* Task to carry out *
Carry none of the pictures over; set down the material below exactly.

* Dataset rows *
+--
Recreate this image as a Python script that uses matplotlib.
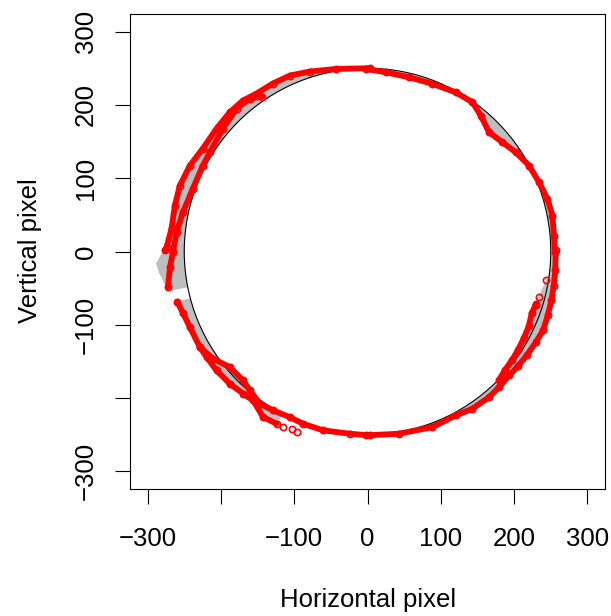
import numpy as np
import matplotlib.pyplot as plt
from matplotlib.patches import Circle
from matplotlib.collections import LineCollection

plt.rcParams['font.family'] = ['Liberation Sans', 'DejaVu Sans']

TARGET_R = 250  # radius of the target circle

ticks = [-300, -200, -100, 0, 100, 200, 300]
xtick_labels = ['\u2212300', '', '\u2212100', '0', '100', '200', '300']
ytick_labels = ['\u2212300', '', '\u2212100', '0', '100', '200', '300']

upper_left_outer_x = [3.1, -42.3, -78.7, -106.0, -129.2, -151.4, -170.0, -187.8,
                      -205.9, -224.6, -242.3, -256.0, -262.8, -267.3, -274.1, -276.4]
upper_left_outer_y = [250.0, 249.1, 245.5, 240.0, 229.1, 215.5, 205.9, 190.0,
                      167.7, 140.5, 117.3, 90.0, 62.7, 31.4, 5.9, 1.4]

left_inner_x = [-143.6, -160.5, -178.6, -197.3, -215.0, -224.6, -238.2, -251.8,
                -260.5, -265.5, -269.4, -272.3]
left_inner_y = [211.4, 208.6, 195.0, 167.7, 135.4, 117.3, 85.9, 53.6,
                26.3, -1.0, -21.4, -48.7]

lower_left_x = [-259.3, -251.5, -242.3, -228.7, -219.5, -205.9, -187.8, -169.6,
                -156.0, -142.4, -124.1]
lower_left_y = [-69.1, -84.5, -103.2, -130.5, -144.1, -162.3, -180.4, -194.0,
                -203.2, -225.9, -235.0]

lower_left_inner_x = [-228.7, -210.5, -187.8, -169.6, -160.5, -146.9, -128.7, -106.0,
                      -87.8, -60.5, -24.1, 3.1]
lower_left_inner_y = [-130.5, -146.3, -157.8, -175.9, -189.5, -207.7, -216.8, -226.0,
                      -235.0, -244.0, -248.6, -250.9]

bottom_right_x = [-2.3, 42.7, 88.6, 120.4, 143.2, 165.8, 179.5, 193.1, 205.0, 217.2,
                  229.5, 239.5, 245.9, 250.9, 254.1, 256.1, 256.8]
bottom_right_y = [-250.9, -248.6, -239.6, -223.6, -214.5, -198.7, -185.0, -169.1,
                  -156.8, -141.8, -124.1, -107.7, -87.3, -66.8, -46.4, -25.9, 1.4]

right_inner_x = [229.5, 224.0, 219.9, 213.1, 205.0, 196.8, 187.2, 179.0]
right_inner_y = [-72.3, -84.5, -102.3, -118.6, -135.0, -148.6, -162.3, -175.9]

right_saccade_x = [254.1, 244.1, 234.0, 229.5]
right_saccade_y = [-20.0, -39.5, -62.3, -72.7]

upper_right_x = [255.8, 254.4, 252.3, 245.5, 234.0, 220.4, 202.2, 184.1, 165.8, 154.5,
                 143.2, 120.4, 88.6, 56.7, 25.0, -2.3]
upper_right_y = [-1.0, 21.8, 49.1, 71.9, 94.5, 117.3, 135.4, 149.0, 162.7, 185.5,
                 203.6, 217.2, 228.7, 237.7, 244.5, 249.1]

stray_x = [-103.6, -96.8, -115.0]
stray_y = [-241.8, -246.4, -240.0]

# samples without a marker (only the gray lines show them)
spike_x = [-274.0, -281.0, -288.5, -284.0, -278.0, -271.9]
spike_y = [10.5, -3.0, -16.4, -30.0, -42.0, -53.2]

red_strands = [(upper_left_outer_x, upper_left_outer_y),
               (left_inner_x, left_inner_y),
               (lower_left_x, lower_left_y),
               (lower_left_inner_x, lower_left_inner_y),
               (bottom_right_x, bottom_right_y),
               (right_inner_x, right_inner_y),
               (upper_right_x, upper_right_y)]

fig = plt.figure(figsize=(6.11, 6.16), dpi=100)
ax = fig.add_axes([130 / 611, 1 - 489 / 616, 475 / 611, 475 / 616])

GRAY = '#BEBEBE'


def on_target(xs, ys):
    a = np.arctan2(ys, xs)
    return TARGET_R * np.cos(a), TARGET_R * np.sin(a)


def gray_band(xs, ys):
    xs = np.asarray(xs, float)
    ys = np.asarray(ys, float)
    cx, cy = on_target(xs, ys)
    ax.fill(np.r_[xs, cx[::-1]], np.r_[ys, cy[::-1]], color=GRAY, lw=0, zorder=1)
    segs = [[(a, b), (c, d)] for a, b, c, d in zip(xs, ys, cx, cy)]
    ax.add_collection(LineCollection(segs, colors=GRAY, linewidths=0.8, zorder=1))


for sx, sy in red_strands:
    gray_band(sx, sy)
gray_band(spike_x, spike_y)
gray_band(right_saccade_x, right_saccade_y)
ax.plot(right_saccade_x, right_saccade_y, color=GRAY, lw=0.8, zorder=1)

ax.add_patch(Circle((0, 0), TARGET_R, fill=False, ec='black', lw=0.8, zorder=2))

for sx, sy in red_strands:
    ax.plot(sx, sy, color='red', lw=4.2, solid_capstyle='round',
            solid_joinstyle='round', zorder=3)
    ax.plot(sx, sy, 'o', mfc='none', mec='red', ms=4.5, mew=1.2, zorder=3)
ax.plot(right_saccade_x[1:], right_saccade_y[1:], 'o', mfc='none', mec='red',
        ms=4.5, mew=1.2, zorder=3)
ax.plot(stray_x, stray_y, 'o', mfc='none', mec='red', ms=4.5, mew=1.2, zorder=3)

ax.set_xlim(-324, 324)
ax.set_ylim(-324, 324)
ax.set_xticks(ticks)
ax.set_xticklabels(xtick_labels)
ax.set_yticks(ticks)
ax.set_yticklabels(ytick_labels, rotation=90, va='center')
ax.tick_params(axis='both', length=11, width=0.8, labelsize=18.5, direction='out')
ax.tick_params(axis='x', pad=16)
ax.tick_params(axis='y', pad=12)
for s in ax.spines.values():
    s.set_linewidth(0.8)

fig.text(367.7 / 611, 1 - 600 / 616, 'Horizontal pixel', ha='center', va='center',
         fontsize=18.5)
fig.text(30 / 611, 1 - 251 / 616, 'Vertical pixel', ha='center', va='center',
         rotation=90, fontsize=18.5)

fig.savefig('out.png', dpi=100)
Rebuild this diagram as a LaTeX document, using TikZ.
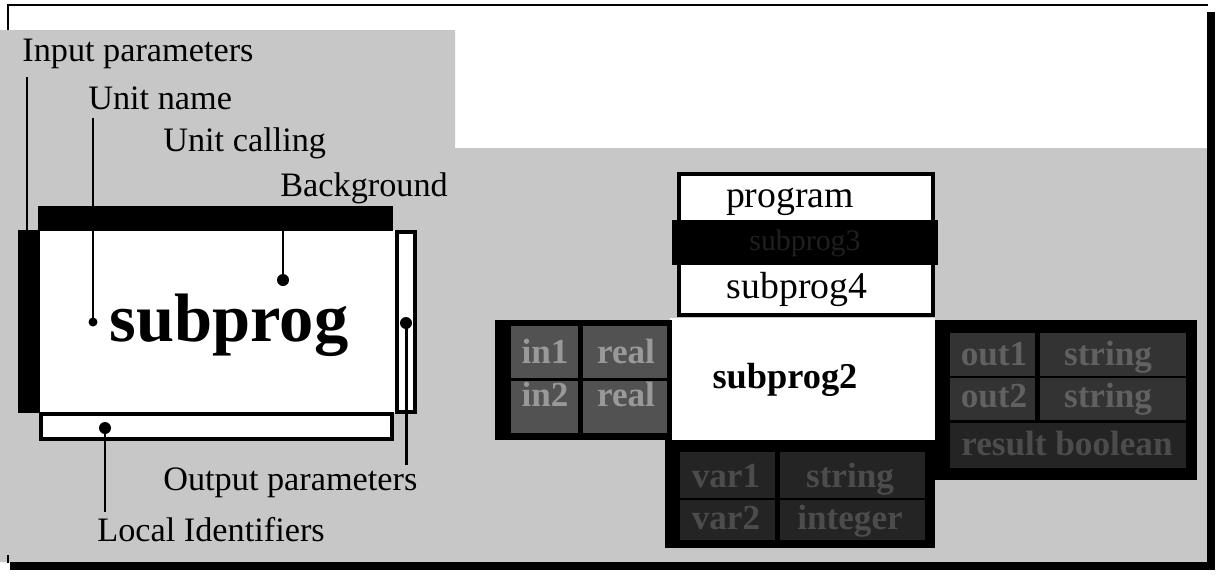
+--
* Task answer *
Recreate this image as a Python script that uses matplotlib.
import numpy as np
import matplotlib.pyplot as plt
from matplotlib.patches import Circle
from matplotlib.collections import LineCollection

plt.rcParams['font.family'] = ['Liberation Sans', 'DejaVu Sans']

TARGET_R = 250  # radius of the target circle

ticks = [-300, -200, -100, 0, 100, 200, 300]
xtick_labels = ['\u2212300', '', '\u2212100', '0', '100', '200', '300']
ytick_labels = ['\u2212300', '', '\u2212100', '0', '100', '200', '300']

upper_left_outer_x = [3.1, -42.3, -78.7, -106.0, -129.2, -151.4, -170.0, -187.8,
                      -205.9, -224.6, -242.3, -256.0, -262.8, -267.3, -274.1, -276.4]
upper_left_outer_y = [250.0, 249.1, 245.5, 240.0, 229.1, 215.5, 205.9, 190.0,
                      167.7, 140.5, 117.3, 90.0, 62.7, 31.4, 5.9, 1.4]

left_inner_x = [-143.6, -160.5, -178.6, -197.3, -215.0, -224.6, -238.2, -251.8,
                -260.5, -265.5, -269.4, -272.3]
left_inner_y = [211.4, 208.6, 195.0, 167.7, 135.4, 117.3, 85.9, 53.6,
                26.3, -1.0, -21.4, -48.7]

lower_left_x = [-259.3, -251.5, -242.3, -228.7, -219.5, -205.9, -187.8, -169.6,
                -156.0, -142.4, -124.1]
lower_left_y = [-69.1, -84.5, -103.2, -130.5, -144.1, -162.3, -180.4, -194.0,
                -203.2, -225.9, -235.0]

lower_left_inner_x = [-228.7, -210.5, -187.8, -169.6, -160.5, -146.9, -128.7, -106.0,
                      -87.8, -60.5, -24.1, 3.1]
lower_left_inner_y = [-130.5, -146.3, -157.8, -175.9, -189.5, -207.7, -216.8, -226.0,
                      -235.0, -244.0, -248.6, -250.9]

bottom_right_x = [-2.3, 42.7, 88.6, 120.4, 143.2, 165.8, 179.5, 193.1, 205.0, 217.2,
                  229.5, 239.5, 245.9, 250.9, 254.1, 256.1, 256.8]
bottom_right_y = [-250.9, -248.6, -239.6, -223.6, -214.5, -198.7, -185.0, -169.1,
                  -156.8, -141.8, -124.1, -107.7, -87.3, -66.8, -46.4, -25.9, 1.4]

right_inner_x = [229.5, 224.0, 219.9, 213.1, 205.0, 196.8, 187.2, 179.0]
right_inner_y = [-72.3, -84.5, -102.3, -118.6, -135.0, -148.6, -162.3, -175.9]

right_saccade_x = [254.1, 244.1, 234.0, 229.5]
right_saccade_y = [-20.0, -39.5, -62.3, -72.7]

upper_right_x = [255.8, 254.4, 252.3, 245.5, 234.0, 220.4, 202.2, 184.1, 165.8, 154.5,
                 143.2, 120.4, 88.6, 56.7, 25.0, -2.3]
upper_right_y = [-1.0, 21.8, 49.1, 71.9, 94.5, 117.3, 135.4, 149.0, 162.7, 185.5,
                 203.6, 217.2, 228.7, 237.7, 244.5, 249.1]

stray_x = [-103.6, -96.8, -115.0]
stray_y = [-241.8, -246.4, -240.0]

# samples without a marker (only the gray lines show them)
spike_x = [-274.0, -281.0, -288.5, -284.0, -278.0, -271.9]
spike_y = [10.5, -3.0, -16.4, -30.0, -42.0, -53.2]

red_strands = [(upper_left_outer_x, upper_left_outer_y),
               (left_inner_x, left_inner_y),
               (lower_left_x, lower_left_y),
               (lower_left_inner_x, lower_left_inner_y),
               (bottom_right_x, bottom_right_y),
               (right_inner_x, right_inner_y),
               (upper_right_x, upper_right_y)]

fig = plt.figure(figsize=(6.11, 6.16), dpi=100)
ax = fig.add_axes([130 / 611, 1 - 489 / 616, 475 / 611, 475 / 616])

GRAY = '#BEBEBE'


def on_target(xs, ys):
    a = np.arctan2(ys, xs)
    return TARGET_R * np.cos(a), TARGET_R * np.sin(a)


def gray_band(xs, ys):
    xs = np.asarray(xs, float)
    ys = np.asarray(ys, float)
    cx, cy = on_target(xs, ys)
    ax.fill(np.r_[xs, cx[::-1]], np.r_[ys, cy[::-1]], color=GRAY, lw=0, zorder=1)
    segs = [[(a, b), (c, d)] for a, b, c, d in zip(xs, ys, cx, cy)]
    ax.add_collection(LineCollection(segs, colors=GRAY, linewidths=0.8, zorder=1))


for sx, sy in red_strands:
    gray_band(sx, sy)
gray_band(spike_x, spike_y)
gray_band(right_saccade_x, right_saccade_y)
ax.plot(right_saccade_x, right_saccade_y, color=GRAY, lw=0.8, zorder=1)

ax.add_patch(Circle((0, 0), TARGET_R, fill=False, ec='black', lw=0.8, zorder=2))

for sx, sy in red_strands:
    ax.plot(sx, sy, color='red', lw=4.2, solid_capstyle='round',
            solid_joinstyle='round', zorder=3)
    ax.plot(sx, sy, 'o', mfc='none', mec='red', ms=4.5, mew=1.2, zorder=3)
ax.plot(right_saccade_x[1:], right_saccade_y[1:], 'o', mfc='none', mec='red',
        ms=4.5, mew=1.2, zorder=3)
ax.plot(stray_x, stray_y, 'o', mfc='none', mec='red', ms=4.5, mew=1.2, zorder=3)

ax.set_xlim(-324, 324)
ax.set_ylim(-324, 324)
ax.set_xticks(ticks)
ax.set_xticklabels(xtick_labels)
ax.set_yticks(ticks)
ax.set_yticklabels(ytick_labels, rotation=90, va='center')
ax.tick_params(axis='both', length=11, width=0.8, labelsize=18.5, direction='out')
ax.tick_params(axis='x', pad=16)
ax.tick_params(axis='y', pad=12)
for s in ax.spines.values():
    s.set_linewidth(0.8)

fig.text(367.7 / 611, 1 - 600 / 616, 'Horizontal pixel', ha='center', va='center',
         fontsize=18.5)
fig.text(30 / 611, 1 - 251 / 616, 'Vertical pixel', ha='center', va='center',
         rotation=90, fontsize=18.5)

fig.savefig('out.png', dpi=100)
Rebuild this diagram as a LaTeX document, using TikZ.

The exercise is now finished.